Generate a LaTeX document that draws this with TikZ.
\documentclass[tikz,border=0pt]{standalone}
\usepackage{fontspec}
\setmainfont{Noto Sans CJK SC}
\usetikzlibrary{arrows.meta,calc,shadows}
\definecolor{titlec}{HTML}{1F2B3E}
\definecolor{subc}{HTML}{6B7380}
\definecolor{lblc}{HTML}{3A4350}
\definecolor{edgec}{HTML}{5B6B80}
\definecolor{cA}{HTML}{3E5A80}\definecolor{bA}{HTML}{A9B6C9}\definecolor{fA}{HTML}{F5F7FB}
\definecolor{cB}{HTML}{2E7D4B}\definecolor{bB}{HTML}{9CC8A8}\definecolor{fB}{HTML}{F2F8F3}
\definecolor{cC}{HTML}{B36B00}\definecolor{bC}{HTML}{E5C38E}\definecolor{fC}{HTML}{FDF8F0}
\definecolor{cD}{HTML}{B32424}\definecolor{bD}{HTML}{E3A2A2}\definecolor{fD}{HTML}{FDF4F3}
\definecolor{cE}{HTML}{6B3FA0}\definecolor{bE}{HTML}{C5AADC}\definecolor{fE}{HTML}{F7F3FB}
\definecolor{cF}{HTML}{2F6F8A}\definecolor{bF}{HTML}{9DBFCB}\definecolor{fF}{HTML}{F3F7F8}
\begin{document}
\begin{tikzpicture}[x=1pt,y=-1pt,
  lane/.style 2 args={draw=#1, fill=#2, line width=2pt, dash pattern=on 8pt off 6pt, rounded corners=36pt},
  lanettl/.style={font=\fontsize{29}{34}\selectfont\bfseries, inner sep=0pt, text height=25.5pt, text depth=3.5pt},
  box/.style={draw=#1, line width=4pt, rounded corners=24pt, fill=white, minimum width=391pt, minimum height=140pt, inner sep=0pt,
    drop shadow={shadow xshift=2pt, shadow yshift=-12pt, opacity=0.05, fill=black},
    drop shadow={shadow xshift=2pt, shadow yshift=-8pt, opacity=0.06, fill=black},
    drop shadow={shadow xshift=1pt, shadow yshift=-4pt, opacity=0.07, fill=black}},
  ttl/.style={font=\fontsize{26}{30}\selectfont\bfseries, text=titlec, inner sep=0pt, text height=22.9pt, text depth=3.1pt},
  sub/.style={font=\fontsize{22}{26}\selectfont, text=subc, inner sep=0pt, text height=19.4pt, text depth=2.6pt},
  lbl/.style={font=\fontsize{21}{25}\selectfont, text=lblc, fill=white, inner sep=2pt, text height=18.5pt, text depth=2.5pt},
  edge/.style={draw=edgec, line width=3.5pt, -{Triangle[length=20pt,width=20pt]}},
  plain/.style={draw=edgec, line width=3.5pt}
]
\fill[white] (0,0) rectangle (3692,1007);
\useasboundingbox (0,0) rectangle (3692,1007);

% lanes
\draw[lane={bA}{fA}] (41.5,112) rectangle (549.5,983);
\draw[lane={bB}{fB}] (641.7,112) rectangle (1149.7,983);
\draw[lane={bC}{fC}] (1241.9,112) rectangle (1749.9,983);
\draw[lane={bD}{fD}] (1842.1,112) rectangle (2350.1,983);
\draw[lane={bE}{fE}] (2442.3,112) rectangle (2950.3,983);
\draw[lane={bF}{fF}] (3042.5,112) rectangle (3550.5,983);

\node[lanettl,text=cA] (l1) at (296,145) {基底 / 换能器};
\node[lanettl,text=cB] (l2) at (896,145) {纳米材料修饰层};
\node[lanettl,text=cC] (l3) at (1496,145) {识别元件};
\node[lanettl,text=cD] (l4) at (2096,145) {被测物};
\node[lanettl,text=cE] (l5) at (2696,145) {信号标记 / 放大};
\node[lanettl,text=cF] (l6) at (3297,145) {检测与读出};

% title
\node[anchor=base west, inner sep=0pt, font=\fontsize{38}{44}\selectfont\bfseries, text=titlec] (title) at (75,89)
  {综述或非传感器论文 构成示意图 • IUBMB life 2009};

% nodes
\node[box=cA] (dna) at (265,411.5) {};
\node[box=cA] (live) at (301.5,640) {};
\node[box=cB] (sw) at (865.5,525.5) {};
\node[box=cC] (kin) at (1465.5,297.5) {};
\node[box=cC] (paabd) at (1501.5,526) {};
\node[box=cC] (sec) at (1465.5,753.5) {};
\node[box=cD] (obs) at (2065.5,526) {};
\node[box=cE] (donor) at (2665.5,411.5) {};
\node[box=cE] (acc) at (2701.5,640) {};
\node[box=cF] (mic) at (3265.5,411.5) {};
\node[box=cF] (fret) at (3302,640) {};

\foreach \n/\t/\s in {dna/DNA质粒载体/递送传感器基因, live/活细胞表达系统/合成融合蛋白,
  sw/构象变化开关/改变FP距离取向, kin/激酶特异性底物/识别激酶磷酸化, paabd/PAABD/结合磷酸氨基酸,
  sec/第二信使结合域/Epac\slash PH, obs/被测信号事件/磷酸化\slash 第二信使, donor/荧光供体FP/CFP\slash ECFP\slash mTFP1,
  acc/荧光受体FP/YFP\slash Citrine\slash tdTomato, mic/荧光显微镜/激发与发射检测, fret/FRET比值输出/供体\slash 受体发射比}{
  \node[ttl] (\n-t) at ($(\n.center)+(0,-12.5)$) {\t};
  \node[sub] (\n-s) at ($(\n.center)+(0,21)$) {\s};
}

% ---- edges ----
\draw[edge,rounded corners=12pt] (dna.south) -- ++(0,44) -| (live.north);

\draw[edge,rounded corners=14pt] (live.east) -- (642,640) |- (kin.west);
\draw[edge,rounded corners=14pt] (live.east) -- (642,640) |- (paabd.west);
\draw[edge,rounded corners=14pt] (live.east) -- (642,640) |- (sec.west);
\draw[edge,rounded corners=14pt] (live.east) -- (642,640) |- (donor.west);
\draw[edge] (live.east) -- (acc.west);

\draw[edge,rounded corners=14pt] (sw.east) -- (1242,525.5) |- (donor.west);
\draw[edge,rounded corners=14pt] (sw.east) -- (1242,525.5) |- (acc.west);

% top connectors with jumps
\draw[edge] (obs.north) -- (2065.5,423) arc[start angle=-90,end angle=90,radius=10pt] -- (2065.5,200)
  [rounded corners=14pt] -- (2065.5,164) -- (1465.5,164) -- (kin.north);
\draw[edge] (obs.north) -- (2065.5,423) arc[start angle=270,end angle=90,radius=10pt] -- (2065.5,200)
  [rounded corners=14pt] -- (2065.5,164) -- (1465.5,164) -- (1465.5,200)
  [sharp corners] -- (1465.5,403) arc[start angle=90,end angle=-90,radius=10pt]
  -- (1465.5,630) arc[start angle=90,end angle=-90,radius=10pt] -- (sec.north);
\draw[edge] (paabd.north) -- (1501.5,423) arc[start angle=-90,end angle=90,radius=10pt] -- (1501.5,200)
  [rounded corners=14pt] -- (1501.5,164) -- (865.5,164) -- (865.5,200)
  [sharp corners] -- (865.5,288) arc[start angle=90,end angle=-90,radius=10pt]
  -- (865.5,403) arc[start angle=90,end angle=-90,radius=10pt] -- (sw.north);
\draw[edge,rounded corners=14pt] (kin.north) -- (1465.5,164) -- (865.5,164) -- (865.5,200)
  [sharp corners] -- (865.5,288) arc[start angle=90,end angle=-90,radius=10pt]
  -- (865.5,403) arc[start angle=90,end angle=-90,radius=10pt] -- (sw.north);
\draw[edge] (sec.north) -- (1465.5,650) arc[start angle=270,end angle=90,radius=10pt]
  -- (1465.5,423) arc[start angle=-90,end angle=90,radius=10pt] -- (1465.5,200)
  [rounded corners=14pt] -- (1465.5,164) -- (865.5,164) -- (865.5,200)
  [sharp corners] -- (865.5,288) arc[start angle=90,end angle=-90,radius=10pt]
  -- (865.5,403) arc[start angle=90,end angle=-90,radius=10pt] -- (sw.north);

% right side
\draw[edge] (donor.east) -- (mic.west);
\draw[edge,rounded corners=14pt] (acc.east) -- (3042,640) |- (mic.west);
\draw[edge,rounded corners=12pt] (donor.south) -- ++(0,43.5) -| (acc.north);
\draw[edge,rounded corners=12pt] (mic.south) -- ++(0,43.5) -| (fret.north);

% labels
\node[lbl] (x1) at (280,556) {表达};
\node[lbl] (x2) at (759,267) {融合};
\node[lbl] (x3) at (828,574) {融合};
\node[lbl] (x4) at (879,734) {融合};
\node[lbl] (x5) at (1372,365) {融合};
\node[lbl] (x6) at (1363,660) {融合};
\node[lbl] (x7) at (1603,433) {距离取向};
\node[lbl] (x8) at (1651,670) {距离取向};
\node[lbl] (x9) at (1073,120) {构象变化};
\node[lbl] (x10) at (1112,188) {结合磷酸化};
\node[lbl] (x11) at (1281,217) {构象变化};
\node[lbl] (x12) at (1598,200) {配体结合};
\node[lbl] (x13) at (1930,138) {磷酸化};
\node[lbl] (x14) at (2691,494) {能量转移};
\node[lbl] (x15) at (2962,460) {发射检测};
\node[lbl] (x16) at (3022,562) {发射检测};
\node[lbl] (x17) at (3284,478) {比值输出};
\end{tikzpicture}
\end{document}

══════

## The request
Identify every line above that includes the word "with", and show those lines.

## Task response
Generate a LaTeX document that draws this with TikZ.
% top connectors with jumps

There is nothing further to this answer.